In reviewing Keenan's Appeal, we contacted officials at AOO to learn the extent of the search that they had conducted. Upon receiving Keenan's request, AOO searched its listing of "Z numbers," a registry of persons who are not employees of Los Alamos National Laboratory (LANL) but who enter the facility to participate in programs there. Also searched were the files of the Employee Information System (searched under both Retrieve Employee and Update Non-Lab Personal Information); the Official Personnel Files Office; the Radiation Protection Services (Dosimetry) Office; the Occupational Medicine Archives; and the LANL Information Records Center.(1)

We contacted personnel at AOO and forwarded them a copy of Keenan's Appeal. After reviewing the Appeal and notes of their original search, they informed us that they knew of no other files that might contain records responsive to Keenan's request. They added, however, that agencies other than the DOE and its predecessors may have conducted tests at Los Alamos similar to the test described by Keenan in his submissions. They did not expect any records of such tests to be in the custody or control of AOO, nor to be found in the course of a reasonable search by AOO under the FOIA.
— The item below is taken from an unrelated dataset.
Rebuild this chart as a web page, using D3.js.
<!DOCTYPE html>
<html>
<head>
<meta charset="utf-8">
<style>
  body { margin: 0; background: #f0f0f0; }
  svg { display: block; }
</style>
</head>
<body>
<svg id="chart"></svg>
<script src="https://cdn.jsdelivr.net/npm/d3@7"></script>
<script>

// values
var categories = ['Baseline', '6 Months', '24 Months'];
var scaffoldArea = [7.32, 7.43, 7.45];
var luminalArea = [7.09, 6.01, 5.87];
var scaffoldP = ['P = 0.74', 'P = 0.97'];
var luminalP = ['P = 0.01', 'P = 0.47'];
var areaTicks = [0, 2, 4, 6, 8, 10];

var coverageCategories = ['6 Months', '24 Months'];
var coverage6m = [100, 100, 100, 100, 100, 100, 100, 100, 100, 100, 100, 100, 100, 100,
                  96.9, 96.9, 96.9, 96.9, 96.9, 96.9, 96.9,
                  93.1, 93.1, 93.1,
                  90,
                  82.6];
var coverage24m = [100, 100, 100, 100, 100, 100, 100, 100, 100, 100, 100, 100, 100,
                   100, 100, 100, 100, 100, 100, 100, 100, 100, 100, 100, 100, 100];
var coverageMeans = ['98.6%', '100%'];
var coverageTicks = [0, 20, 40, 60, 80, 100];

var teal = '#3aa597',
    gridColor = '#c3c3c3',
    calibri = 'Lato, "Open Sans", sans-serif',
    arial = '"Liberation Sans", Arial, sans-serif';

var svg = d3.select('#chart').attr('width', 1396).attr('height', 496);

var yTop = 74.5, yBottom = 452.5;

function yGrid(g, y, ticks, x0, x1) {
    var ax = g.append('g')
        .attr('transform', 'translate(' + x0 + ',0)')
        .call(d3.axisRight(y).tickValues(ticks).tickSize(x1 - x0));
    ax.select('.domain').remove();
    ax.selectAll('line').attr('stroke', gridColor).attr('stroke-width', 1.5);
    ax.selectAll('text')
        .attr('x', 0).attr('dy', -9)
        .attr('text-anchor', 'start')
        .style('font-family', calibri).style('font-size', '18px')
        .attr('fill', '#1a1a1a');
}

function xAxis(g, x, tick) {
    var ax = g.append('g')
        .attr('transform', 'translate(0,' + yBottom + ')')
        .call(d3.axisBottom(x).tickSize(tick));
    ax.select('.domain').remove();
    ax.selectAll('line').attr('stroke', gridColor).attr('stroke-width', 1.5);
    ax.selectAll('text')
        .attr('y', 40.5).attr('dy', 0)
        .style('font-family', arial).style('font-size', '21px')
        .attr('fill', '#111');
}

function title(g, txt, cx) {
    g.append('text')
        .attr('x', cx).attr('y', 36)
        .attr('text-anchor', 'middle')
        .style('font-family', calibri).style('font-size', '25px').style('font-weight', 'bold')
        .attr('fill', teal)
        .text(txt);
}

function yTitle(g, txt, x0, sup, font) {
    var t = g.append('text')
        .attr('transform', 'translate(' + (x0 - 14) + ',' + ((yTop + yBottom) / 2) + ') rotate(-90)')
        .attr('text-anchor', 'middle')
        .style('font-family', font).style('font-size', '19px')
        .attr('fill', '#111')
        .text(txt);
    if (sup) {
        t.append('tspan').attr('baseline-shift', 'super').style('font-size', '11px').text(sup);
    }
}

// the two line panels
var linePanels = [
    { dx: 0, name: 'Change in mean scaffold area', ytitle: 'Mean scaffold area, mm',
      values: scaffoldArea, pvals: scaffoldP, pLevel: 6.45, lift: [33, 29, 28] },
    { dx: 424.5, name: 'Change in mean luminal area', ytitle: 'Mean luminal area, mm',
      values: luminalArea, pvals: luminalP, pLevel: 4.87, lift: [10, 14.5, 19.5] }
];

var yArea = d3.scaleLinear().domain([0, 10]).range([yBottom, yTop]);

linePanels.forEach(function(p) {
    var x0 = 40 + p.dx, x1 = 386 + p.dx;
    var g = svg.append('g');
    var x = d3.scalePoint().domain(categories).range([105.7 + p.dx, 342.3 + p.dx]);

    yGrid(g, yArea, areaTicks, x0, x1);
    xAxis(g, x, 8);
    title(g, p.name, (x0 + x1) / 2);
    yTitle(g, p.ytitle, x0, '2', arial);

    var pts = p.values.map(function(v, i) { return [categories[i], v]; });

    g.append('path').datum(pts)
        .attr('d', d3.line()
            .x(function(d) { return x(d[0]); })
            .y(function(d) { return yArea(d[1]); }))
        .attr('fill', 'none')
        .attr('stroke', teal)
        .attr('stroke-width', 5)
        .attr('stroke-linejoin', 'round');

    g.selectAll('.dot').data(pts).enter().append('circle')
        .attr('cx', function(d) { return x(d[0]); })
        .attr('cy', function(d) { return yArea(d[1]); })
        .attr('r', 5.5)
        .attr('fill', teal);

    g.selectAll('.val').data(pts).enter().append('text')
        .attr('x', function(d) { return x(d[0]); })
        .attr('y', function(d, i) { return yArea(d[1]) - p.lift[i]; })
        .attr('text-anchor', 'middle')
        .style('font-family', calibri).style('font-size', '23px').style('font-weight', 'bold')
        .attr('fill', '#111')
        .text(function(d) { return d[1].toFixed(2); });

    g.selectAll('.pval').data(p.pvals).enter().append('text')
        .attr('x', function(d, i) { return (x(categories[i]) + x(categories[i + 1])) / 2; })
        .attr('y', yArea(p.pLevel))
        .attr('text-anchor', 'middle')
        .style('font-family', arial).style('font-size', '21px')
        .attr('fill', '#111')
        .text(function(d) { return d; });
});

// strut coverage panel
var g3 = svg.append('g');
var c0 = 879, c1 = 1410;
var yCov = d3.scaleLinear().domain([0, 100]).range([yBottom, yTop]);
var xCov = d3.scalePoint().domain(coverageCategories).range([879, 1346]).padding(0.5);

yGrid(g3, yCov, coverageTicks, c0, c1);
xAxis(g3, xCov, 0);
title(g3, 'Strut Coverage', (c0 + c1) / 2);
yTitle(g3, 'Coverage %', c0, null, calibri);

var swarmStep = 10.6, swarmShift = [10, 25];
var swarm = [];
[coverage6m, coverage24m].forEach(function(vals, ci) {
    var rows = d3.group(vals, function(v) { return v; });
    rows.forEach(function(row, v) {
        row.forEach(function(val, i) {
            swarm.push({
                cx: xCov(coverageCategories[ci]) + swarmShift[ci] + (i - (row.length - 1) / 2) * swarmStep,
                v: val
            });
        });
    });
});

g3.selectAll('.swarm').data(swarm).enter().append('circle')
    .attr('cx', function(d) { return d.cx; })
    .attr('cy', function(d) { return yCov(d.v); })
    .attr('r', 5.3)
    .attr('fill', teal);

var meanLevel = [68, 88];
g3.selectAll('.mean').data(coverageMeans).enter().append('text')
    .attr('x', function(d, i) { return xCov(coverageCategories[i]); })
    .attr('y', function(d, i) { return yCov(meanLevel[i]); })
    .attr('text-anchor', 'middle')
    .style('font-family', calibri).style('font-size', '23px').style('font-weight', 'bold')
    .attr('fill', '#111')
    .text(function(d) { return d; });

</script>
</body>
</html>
Given the facts presented to us, we find that AOO conducted an adequate search that was reasonably calculated to discover documents responsive to Keenan's request. Therefore, we will deny this Appeal.

It Is Therefore Ordered That:

(1) The Appeal filed by William H. Keenan, Case No. VFA-0521, is hereby denied.
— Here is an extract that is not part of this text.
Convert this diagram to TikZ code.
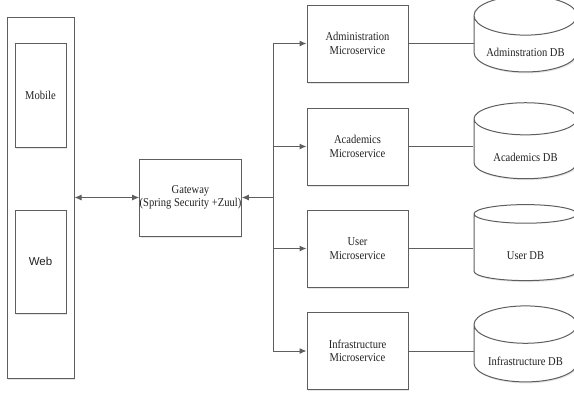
\documentclass[tikz,border=0pt]{standalone}
\usepackage{fontspec}
\setmainfont{Liberation Serif}[FakeStretch=0.88]
\newfontfamily\websans{Liberation Sans}
\usetikzlibrary{arrows.meta,shapes.geometric,shadows}
\definecolor{boxline}{HTML}{5E5E5E}
\definecolor{boxtext}{HTML}{222222}
\newcommand{\dblabel}[1]{\raisebox{-12pt}[0pt][0pt]{#1}}
\begin{document}
\begin{tikzpicture}[x=1pt,y=-1pt,
  box/.style={shape=rectangle,draw=boxline,fill=white,line width=1pt,text=boxtext,
    align=center,font=\fontsize{12}{13.5}\selectfont,inner sep=0pt,
    drop shadow={opacity=0.2,shadow xshift=1pt,shadow yshift=-1.5pt}},
  msbox/.style={box,minimum width=101pt,minimum height=77pt},
  dbcyl/.style={shape=cylinder,shape border rotate=90,aspect=0.5,draw=boxline,fill=white,
    line width=1pt,text=boxtext,font=\fontsize{12}{13.5}\selectfont,inner sep=0pt,
    minimum width=103pt,minimum height=76pt,
    drop shadow={opacity=0.2,shadow xshift=1pt,shadow yshift=-1.5pt}},
  link/.style={draw=boxline,line width=1pt},
  tip/.style={-{Latex[length=7pt,width=6pt]}}]
\useasboundingbox (0,0) rectangle (574,392);

\node[box,minimum width=67pt,minimum height=361pt] (client) at (40.5,197.5) {};
\node[box,minimum width=51pt,minimum height=104pt] (mobile) at (40.5,95) {Mobile};
\node[box,minimum width=51pt,minimum height=103pt,font=\websans\fontsize{11.5}{13}\selectfont] (web) at (40.5,261.5) {Web};
\node[box,minimum width=101pt,minimum height=77pt] (gateway) at (190.5,197.5) {Gateway\\(Spring Security +Zuul)};

\node[msbox] (admin) at (357.5,43.5) {Administration\\Microservice};
\node[msbox] (acad) at (357.5,146.5) {Academics\\Microservice};
\node[msbox] (user) at (357.5,248.5) {User\\Microservice};
\node[msbox] (infra) at (357.5,351) {Infrastructure\\Microservice};

\node[dbcyl] (admindb) at (525.5,44) {\dblabel{Adminstration DB}};
\node[dbcyl] (acaddb) at (525.5,149) {\dblabel{Academics DB}};
\node[dbcyl] (userdb) at (525.5,247.5) {\dblabel{User DB}};
\node[dbcyl] (infradb) at (525.5,353.5) {\dblabel{Infrastructure DB}};

\coordinate (trunk) at (273,197.5);

\draw [link,{Latex[length=7pt,width=6pt]}-{Latex[length=7pt,width=6pt]}] (client.east) -- (gateway.west);
\draw [link,tip] (trunk) -- (gateway.east);
\draw [link] (trunk |- admin) -- (trunk |- infra);
\draw [link,tip] (trunk |- admin) -- (admin.west);
\draw [link,tip] (trunk |- acad) -- (acad.west);
\draw [link,tip] (trunk |- user) -- (user.west);
\draw [link,tip] (trunk |- infra) -- (infra.west);

\draw [link] (admin.east) -- (admin.east -| admindb.west);
\draw [link] (acad.east) -- (acad.east -| acaddb.west);
\draw [link] (user.east) -- (user.east -| userdb.west);
\draw [link] (infra.east) -- (infra.east -| infradb.west);
\end{tikzpicture}
\end{document}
(2) This is a final Order of the Department of Energy from which any aggrieved party may seek judicial review pursuant to the provisions of 5 U.S.C. § 552(a)(4)(B). Judicial review may be sought in the district in which the requester resides or has a principal place of business, or in which the agency records are situated, or in the District of Columbia.

George B. Breznay

Director

Office of Hearings and Appeals

Date: September 30, 1999

(1)In his Appeal, Keenan noted his concern that AOO "seemed to merely have examined employee records." Personnel at AOO acknowledged that some of the files they searched were employee records. They informed us that they searched these files to ensure they would not overlook any responsive material, not because they believed Keenan was an employee at LANL. They also noted that they searched files containing material relating to non- employees.